Die Hausherren waren wenig begeistert von dieser Entwicklung. Ainar Leppänen, der Generalsekretär des Verbandes, erklärte, die estnischen Spieler befänden sich in ihrem Trainingscamp, etwa 100 Kilometer von Tallinn entfernt, und könnten nicht so kurzfristig anreisen. Außerdem fürchteten die Gastgeber, auf das Fernsehgeld von der BBC verzichten zu müssen. Die hatte zwar die Rechte eingekauft, konnte aber nicht um 15 Uhr übertragen, weil für diesen Zeitpunkt eine Trauerfeier für die Opfer eines Amoklaufes angesetzt war, die die Nation mehr bewegte als ein schnödes Fußballspiel.
Die Esten lehnten schließlich die Verlegung der Partie kategorisch ab. Die Schotten hingegen pochten auf die neue Anordnung der FIFA und bereiteten sich auf einen Anstoß um 15 Uhr vor. Wie Brown später sagte, war er sich ziemlich sicher, dass die Esten nur blufften und schließlich doch antreten würden, um die Punkte nicht kampflos zu verlieren.
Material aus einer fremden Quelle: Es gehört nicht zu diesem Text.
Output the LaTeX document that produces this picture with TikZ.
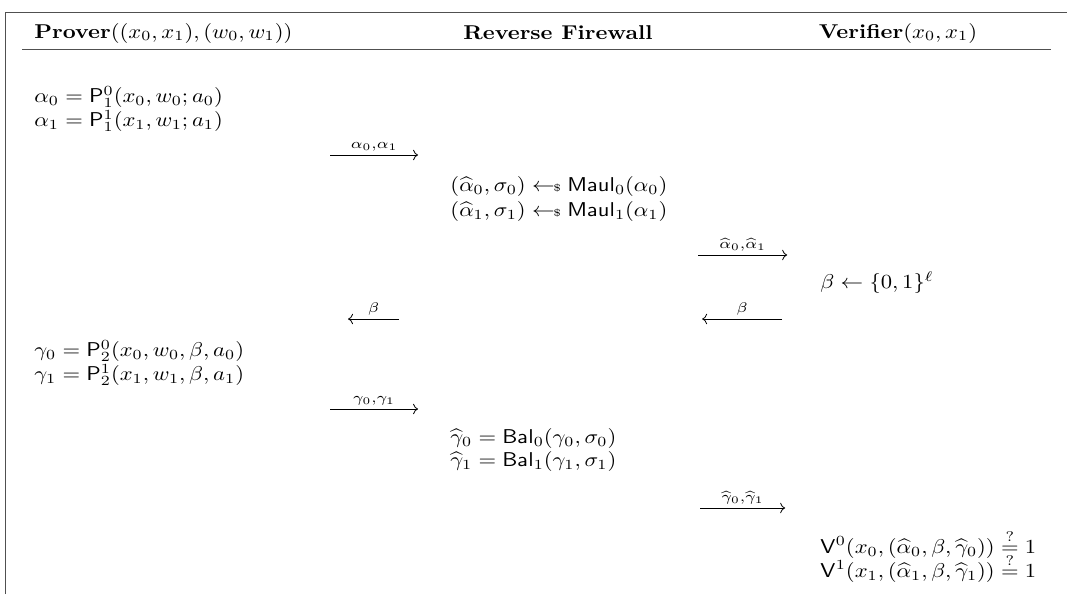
\documentclass[tikz,border=0pt]{standalone}
\usepackage{amsmath,amssymb}
\usetikzlibrary{arrows.meta}
\newcommand{\smp}{\mathrel{\leftarrow\mkern-6mu{\scriptscriptstyle\$}}}
\definecolor{framegray}{RGB}{80,80,80}
\begin{document}
\begin{tikzpicture}[x=0.44248pt,y=-0.5pt,xscale=1.13,
  every node/.append style={transform shape},
  txt/.style={anchor=west, inner sep=0pt},
  hdr/.style={inner sep=0pt},
  rule/.style={draw=framegray, line width=0.45pt},
  msg/.style={->, line width=0.4pt},
  lbl/.style={inner sep=1.5pt, above}]
\useasboundingbox (0,0) rectangle (1067,594);
% frame
\coordinate (ftl) at (5,12);
\coordinate (ftr) at (1067,12);
\coordinate (fbl) at (5,594);
\draw[rule] (fbl) -- (ftl) -- (ftr);
% headers
\node[hdr, anchor=west] (hp) at (34,33) {\textbf{Prover}$((x_0,x_1),(w_0,w_1))$};
\node[hdr] (hr) at (558,33) {\textbf{Reverse Firewall}};
\node[hdr] (hv) at (898,33) {\textbf{Verifier}$(x_0,x_1)$};
\coordinate (hl) at (22,49);
\coordinate (hrr) at (1051,49);
\draw[rule] (hl) -- (hrr);
% prover round 1
\node[txt] (a0) at (34,97) {$\alpha_0 = \mathsf{P}^0_1(x_0,w_0;a_0)$};
\node[txt] (a1) at (34,121) {$\alpha_1 = \mathsf{P}^1_1(x_1,w_1;a_1)$};
\coordinate (m1s) at (330,155); \coordinate (m1e) at (418,155);
\draw[msg] (m1s) -- node[lbl] (l1) {$\scriptstyle\alpha_0,\alpha_1$} (m1e);
% firewall maul
\node[txt] (r0) at (450,186) {$(\widehat{\alpha}_0,\sigma_0) \smp \mathsf{Maul}_0(\alpha_0)$};
\node[txt] (r1) at (450,211) {$(\widehat{\alpha}_1,\sigma_1) \smp \mathsf{Maul}_1(\alpha_1)$};
\coordinate (m2s) at (698,255); \coordinate (m2e) at (787,255);
\draw[msg] (m2s) -- node[lbl] (l2) {$\scriptstyle\widehat{\alpha}_0,\widehat{\alpha}_1$} (m2e);
% verifier challenge
\node[txt] (vb) at (820,283) {$\beta \leftarrow \{0,1\}^\ell$};
\coordinate (m3s) at (782,319); \coordinate (m3e) at (702,319);
\draw[msg] (m3s) -- node[lbl] (l3) {$\scriptstyle\beta$} (m3e);
\coordinate (m4s) at (399,319); \coordinate (m4e) at (348,319);
\draw[msg] (m4s) -- node[lbl] (l4) {$\scriptstyle\beta$} (m4e);
% prover round 2
\node[txt] (g0) at (34,351) {$\gamma_0 = \mathsf{P}^0_2(x_0,w_0,\beta,a_0)$};
\node[txt] (g1) at (34,375) {$\gamma_1 = \mathsf{P}^1_2(x_1,w_1,\beta,a_1)$};
\coordinate (m5s) at (330,409); \coordinate (m5e) at (418,409);
\draw[msg] (m5s) -- node[lbl] (l5) {$\scriptstyle\gamma_0,\gamma_1$} (m5e);
% firewall balance
\node[txt] (b0) at (450,438) {$\widehat{\gamma}_0 = \mathsf{Bal}_0(\gamma_0,\sigma_0)$};
\node[txt] (b1) at (450,461) {$\widehat{\gamma}_1 = \mathsf{Bal}_1(\gamma_1,\sigma_1)$};
\coordinate (m6s) at (700,508); \coordinate (m6e) at (785,508);
\draw[msg] (m6s) -- node[lbl] (l6) {$\scriptstyle\widehat{\gamma}_0,\widehat{\gamma}_1$} (m6e);
% verifier checks
\node[txt] (v0) at (820,544) {$\mathsf{V}^0(x_0,(\widehat{\alpha}_0,\beta,\widehat{\gamma}_0)) \stackrel{?}{=} 1$};
\node[txt] (v1) at (820,568) {$\mathsf{V}^1(x_1,(\widehat{\alpha}_1,\beta,\widehat{\gamma}_1)) \stackrel{?}{=} 1$};
\end{tikzpicture}
\end{document}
Doch als die schottische Mannschaft um 13 Uhr am Stadion eintraf, kamen ihm erste Zweifel. Die Anzeigetafel war zwar eingeschaltet, aber auf ihr stand klar und deutlich: „Eesti vs Sotimaa – Kick off: 18:45.“
Browns Spieler inspizierten den Rasen, dann gingen sie in die Kabine und zogen sich um. Danach führten sie ihr reguläres Aufwärmprogramm durch, bis ihr Trainer sie vom Feld rief, um die letzten taktischen Vorgaben durchzusprechen. Außer den britischen Spielern war noch das Schiedsrichtergespann im Stadion, zudem etwa achthundert schottische Fans. Erst sangen sie: „Wir singen nur bei Tageslicht!“ Und dann: „Ein Team in Tallinn, es gibt nur ein Team in Tallinn!“ Unter diesem Namen – One team in Tallinn – ist der Tag schließlich auch in die britische Fußballgeschichte eingegangen, denn als sich die Schotten um kurz vor 15 Uhr in ihrer Spielhälfte aufstellten, war noch immer kein Gegner zu sehen.
Abpfiff nach drei Sekunden
Stürmer Billy Dodds stand am Mittelkreis, um den Anstoß auszuführen. Er war vier Tage zuvor gegen Lettland eingewechselt worden, aber nun sollte er sein erstes Länderspiel von Beginn an bestreiten. Radoman pfiff die Partie pünktlich an. Dodds stupste den Ball zu John Collins, der zwei Schritte in Richtung gegnerisches Tor machte. Da pfiff Radoman die äußerst einseitige Partie ab. Kapitän Collins riss jubelnd die Arme in die Höhe. Zu diesem Zeitpunkt waren die Esten noch immer in ihrem Sporthotel. Erst eine Stunde später verließ der Tross das Trainingslager in Kehtna. Als das estnische Team um 17:15 Uhr im Stadion in Tallinn eintraf, war kein einziger Schotte mehr zu sehen. Dafür erwachte das Flutlicht gerade flackernd zum Leben.
Dieser bizarren Tag hatte noch eine Schlusspointe zu bieten, von der man außerhalb Estlands nur selten etwas hört. Um 19 Uhr trafen sich nämlich Vertreter von zwei estnischen und einem finnischen Fernsehsender mit Chris Lewis, einem bekannten Produzenten von der BBC, im Stadion. Die Männer kontrollierten unter notarieller Aufsicht die Beleuchtung und stellten fest, dass sie den offiziellen Mindestanforderungen der FIFA völlig entsprach.
Nur knapp vier Wochen durften sich die Schotten über die drei Punkte freuen, die ihnen ihrer Meinung nach zustanden, weil der Gegner nicht angetreten war. Anfang November entschied die FIFA, dass das Match an einem neutralen Ort wiederholt werden musste. Am 4. Februar 1997 trennten sich Estland und Schottland in Monaco mit 0:0. Held des Spiels war der estnische Torwart Mart Poom, der dank seiner Leistung sechs Wochen später zu Derby County in die Premier League wechselte. Bei Schottland war Billy Dodds nicht mal im Aufgebot.